Task -> Looking at the listing, state how many of its lines contain the string "draw". Write only the number.

Data section ->
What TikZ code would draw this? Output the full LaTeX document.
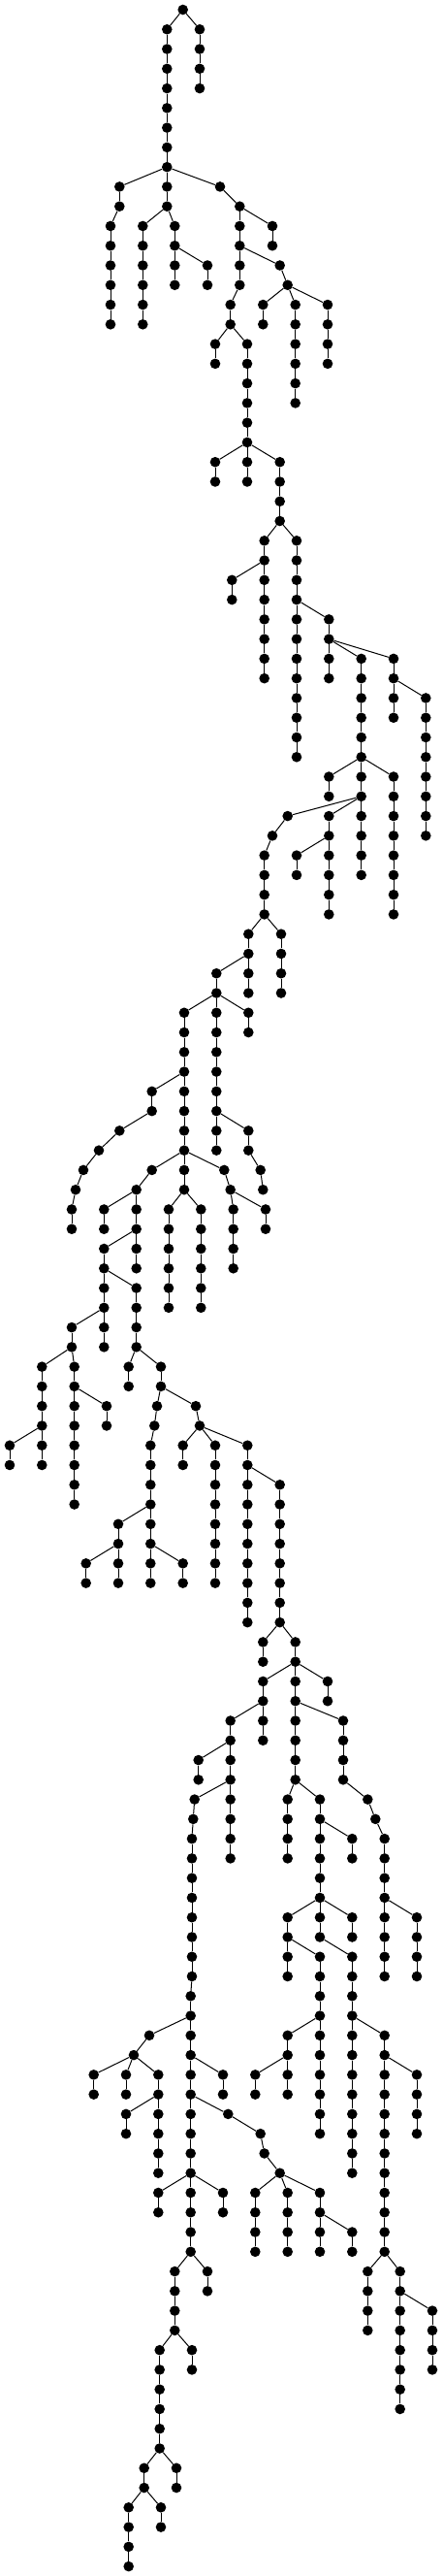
\documentclass[tikz,border=0pt]{standalone}
\begin{document}
\begin{tikzpicture}[x=1pt,y=1pt,
  dot/.style={circle,fill=black,draw=none,inner sep=0pt,minimum size=10.6pt},
  edge/.style={line width=1pt,black}]
\useasboundingbox (0,0) rectangle (456,-2655);
\newcommand{\chn}[4]{%
  \foreach \l in {#3,...,#4}{\node[dot] (#1-\l) at (#2,{-(10+20.27*\l)}) {};}%
  \ifnum#4>#3\relax
    \pgfmathtruncatemacro{\chs}{#3+1}%
    \foreach \l in {\chs,...,#4}{\pgfmathtruncatemacro{\pl}{\l-1}\draw[edge] (#1-\pl) -- (#1-\l);}%
  \fi}
\newcommand{\ed}[2]{\draw[edge] (#1) -- (#2);}
% chains
\chn{R}{188.7}{0}{0}
\chn{B}{206}{1}{4}
\chn{A}{172.3}{1}{10}
\chn{C}{123.3}{9}{10}
\chn{F}{227}{9}{9}
\chn{G}{247.3}{10}{14}
\chn{D}{114}{11}{16}
\chn{H}{147.3}{11}{16}
\chn{I}{180.3}{11}{14}
\chn{J}{214}{13}{14}
\chn{K}{237.7}{15}{16}
\chn{L}{281}{11}{12}
\chn{M}{288.7}{13}{13}
\chn{N}{296.7}{14}{14}
\chn{O}{271.3}{15}{16}
\chn{P}{304.7}{15}{20}
\chn{Q}{338}{15}{18}
\chn{S}{222}{17}{18}
\chn{T}{255}{17}{22}
\chn{U}{222}{23}{24}
\chn{V}{255}{23}{24}
\chn{W}{288.7}{23}{26}
\chn{X}{272.7}{27}{34}
\chn{Y}{306}{27}{38}
\chn{Z}{239.3}{29}{30}
\chn{AA}{339.3}{31}{34}
\chn{AB}{372.7}{33}{44}
\chn{AC}{406}{33}{36}
\chn{AD}{439.3}{35}{42}
\chn{AE}{339.3}{39}{40}
\chn{AF}{406}{39}{46}
\chn{AG}{296.7}{41}{41}
\chn{AH}{339.3}{41}{46}
\chn{AI}{281}{42}{42}
\chn{AJ}{272.7}{43}{46}
\chn{AK}{306}{43}{44}
\chn{AL}{256.3}{47}{50}
\chn{AM}{290}{47}{50}
\chn{AN}{223.3}{49}{58}
\chn{AO}{190}{51}{58}
\chn{AP}{256.3}{51}{52}
\chn{AQ}{256.3}{57}{58}
\chn{AR}{268.7}{59}{59}
\chn{AS}{271.3}{60}{60}
\chn{AT}{156.7}{55}{56}
\chn{AU}{123.3}{57}{57}
\chn{AV}{102}{58}{58}
\chn{AW}{86}{59}{59}
\chn{AX}{78}{60}{60}
\chn{AY}{74}{61}{62}
\chn{AZ}{156.7}{59}{59}
\chn{BA}{190}{59}{60}
\chn{BB}{231.3}{59}{59}
\chn{BC}{140.7}{60}{64}
\chn{BD}{107.3}{61}{62}
\chn{BE}{107.3}{63}{68}
\chn{BF}{140.7}{65}{68}
\chn{BG}{174}{61}{66}
\chn{BH}{207.3}{61}{66}
\chn{BI}{237.7}{60}{60}
\chn{BJ}{240.7}{61}{64}
\chn{BK}{274}{61}{62}
\chn{BL}{74}{67}{68}
\chn{BM}{43.3}{69}{74}
\chn{BN}{76.7}{69}{76}
\chn{BO}{10}{73}{74}
\chn{BP}{110}{71}{72}
\chn{BQ}{132.7}{69}{70}
\chn{BR}{166}{69}{70}
\chn{BS}{162}{71}{71}
\chn{BT}{159.3}{72}{72}
\chn{BU}{155.3}{73}{80}
\chn{BV}{202}{71}{71}
\chn{BW}{206}{72}{72}
\chn{BX}{188.7}{73}{74}
\chn{BY}{222}{73}{80}
\chn{BZ}{255.3}{73}{82}
\chn{CA}{288.7}{75}{82}
\chn{CB}{122}{77}{80}
\chn{CC}{188.7}{79}{80}
\chn{CD}{88.7}{79}{80}
\chn{CE}{271.3}{83}{84}
\chn{CF}{304.7}{83}{84}
\chn{CG}{271.3}{85}{88}
\chn{CH}{304.7}{85}{90}
\chn{CI}{338}{85}{86}
\chn{CJ}{237.7}{87}{94}
\chn{CK}{354}{87}{90}
\chn{CL}{379.3}{91}{91}
\chn{CM}{387.3}{92}{92}
\chn{CN}{396.7}{93}{100}
\chn{CO}{430}{97}{100}
\chn{CP}{204.7}{89}{90}
\chn{CQ}{200.7}{91}{91}
\chn{CR}{199.3}{92}{92}
\chn{CS}{198}{93}{100}
\chn{CT}{196.7}{101}{114}
\chn{CU}{154}{103}{103}
\chn{CV}{138}{104}{104}
\chn{CW}{96.7}{105}{106}
\chn{CX}{130}{105}{106}
\chn{CY}{163.3}{105}{110}
\chn{CZ}{130}{107}{108}
\chn{DA}{230}{105}{106}
\chn{DB}{235.3}{107}{107}
\chn{DC}{268.7}{108}{108}
\chn{DD}{272.7}{109}{109}
\chn{DE}{288.7}{110}{110}
\chn{DF}{163.3}{111}{112}
\chn{DG}{230}{111}{112}
\chn{DH}{180.3}{115}{118}
\chn{DI}{214}{115}{116}
\chn{DJ}{164.7}{119}{124}
\chn{DK}{198}{119}{120}
\chn{DL}{148.7}{125}{126}
\chn{DM}{182}{125}{126}
\chn{DN}{132.7}{127}{130}
\chn{DO}{166}{127}{128}
\chn{DP}{263.3}{111}{114}
\chn{DQ}{296.7}{111}{114}
\chn{DR}{330}{111}{114}
\chn{DS}{363.3}{113}{114}
\chn{DT}{296.7}{91}{94}
\chn{DU}{330}{91}{98}
\chn{DV}{363.3}{93}{94}
\chn{DW}{296.7}{97}{100}
\chn{DX}{363.3}{97}{98}
\chn{DY}{330}{99}{108}
\chn{DZ}{363.3}{99}{110}
\chn{EA}{296.7}{103}{106}
\chn{EB}{263.3}{105}{106}
\chn{EC}{396.7}{103}{114}
\chn{ED}{430}{105}{108}
\chn{EE}{379.3}{115}{118}
\chn{EF}{412.7}{115}{122}
\chn{EG}{446}{117}{120}
% branch edges
\ed{R-0}{A-1}\ed{R-0}{B-1}
\ed{A-8}{C-9}\ed{A-8}{F-9}
\ed{C-10}{D-11}\ed{A-10}{H-11}\ed{A-10}{I-11}\ed{I-12}{J-13}
\ed{F-9}{G-10}\ed{G-10}{L-11}\ed{G-12}{M-13}\ed{M-13}{N-14}\ed{G-14}{K-15}
\ed{N-14}{O-15}\ed{N-14}{P-15}\ed{N-14}{Q-15}
\ed{K-16}{S-17}\ed{K-16}{T-17}
\ed{T-22}{U-23}\ed{T-22}{V-23}\ed{T-22}{W-23}
\ed{W-26}{X-27}\ed{W-26}{Y-27}\ed{X-28}{Z-29}\ed{Y-30}{AA-31}
\ed{AA-32}{AB-33}\ed{AA-32}{AC-33}\ed{AC-34}{AD-35}
\ed{AB-38}{AE-39}\ed{AB-38}{AF-39}\ed{AB-40}{AG-41}\ed{AB-40}{AH-41}
\ed{AG-41}{AI-42}\ed{AI-42}{AJ-43}\ed{AH-42}{AK-43}
\ed{AJ-46}{AL-47}\ed{AJ-46}{AM-47}\ed{AL-48}{AN-49}
\ed{AN-50}{AO-51}\ed{AN-50}{AP-51}\ed{AN-56}{AQ-57}\ed{AQ-58}{AR-59}\ed{AR-59}{AS-60}
\ed{AO-54}{AT-55}\ed{AT-56}{AU-57}\ed{AU-57}{AV-58}\ed{AV-58}{AW-59}\ed{AW-59}{AX-60}\ed{AX-60}{AY-61}
\ed{AO-58}{AZ-59}\ed{AO-58}{BA-59}\ed{AO-58}{BB-59}
\ed{AZ-59}{BC-60}\ed{BC-60}{BD-61}\ed{BC-62}{BE-63}\ed{BE-64}{BF-65}
\ed{BA-60}{BG-61}\ed{BA-60}{BH-61}\ed{BB-59}{BI-60}\ed{BI-60}{BJ-61}\ed{BI-60}{BK-61}
\ed{BE-66}{BL-67}\ed{BL-68}{BM-69}\ed{BL-68}{BN-69}\ed{BM-72}{BO-73}\ed{BN-70}{BP-71}
\ed{BF-68}{BQ-69}\ed{BF-68}{BR-69}\ed{BR-70}{BS-71}\ed{BR-70}{BV-71}
\ed{BS-71}{BT-72}\ed{BT-72}{BU-73}\ed{BV-71}{BW-72}
\ed{BW-72}{BX-73}\ed{BW-72}{BY-73}\ed{BW-72}{BZ-73}\ed{BZ-74}{CA-75}
\ed{BU-76}{CB-77}\ed{BU-78}{CC-79}\ed{CB-78}{CD-79}
\ed{CA-82}{CE-83}\ed{CA-82}{CF-83}
\ed{CF-84}{CG-85}\ed{CF-84}{CH-85}\ed{CF-84}{CI-85}
\ed{CG-86}{CJ-87}\ed{CH-86}{CK-87}\ed{CK-90}{CL-91}\ed{CL-91}{CM-92}\ed{CM-92}{CN-93}\ed{CN-96}{CO-97}
\ed{CJ-88}{CP-89}\ed{CJ-90}{CQ-91}\ed{CQ-91}{CR-92}\ed{CR-92}{CS-93}\ed{CS-100}{CT-101}
\ed{CT-102}{CU-103}\ed{CU-103}{CV-104}
\ed{CV-104}{CW-105}\ed{CV-104}{CX-105}\ed{CV-104}{CY-105}\ed{CY-106}{CZ-107}
\ed{CT-104}{DA-105}\ed{CT-106}{DB-107}\ed{DB-107}{DC-108}\ed{DC-108}{DD-109}\ed{DD-109}{DE-110}
\ed{CT-110}{DF-111}\ed{CT-110}{DG-111}\ed{CT-114}{DH-115}\ed{CT-114}{DI-115}
\ed{DH-118}{DJ-119}\ed{DH-118}{DK-119}\ed{DJ-124}{DL-125}\ed{DJ-124}{DM-125}
\ed{DL-126}{DN-127}\ed{DL-126}{DO-127}
\ed{DE-110}{DP-111}\ed{DE-110}{DQ-111}\ed{DE-110}{DR-111}\ed{DR-112}{DS-113}
\ed{CH-90}{DT-91}\ed{CH-90}{DU-91}\ed{DU-92}{DV-93}
\ed{DU-96}{DW-97}\ed{DU-96}{DX-97}\ed{DW-98}{DY-99}\ed{DU-98}{DZ-99}
\ed{DY-102}{EA-103}\ed{EA-104}{EB-105}\ed{DZ-102}{EC-103}\ed{EC-104}{ED-105}
\ed{EC-114}{EE-115}\ed{EC-114}{EF-115}\ed{EF-116}{EG-117}
\end{tikzpicture}
\end{document}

Written answer -> 4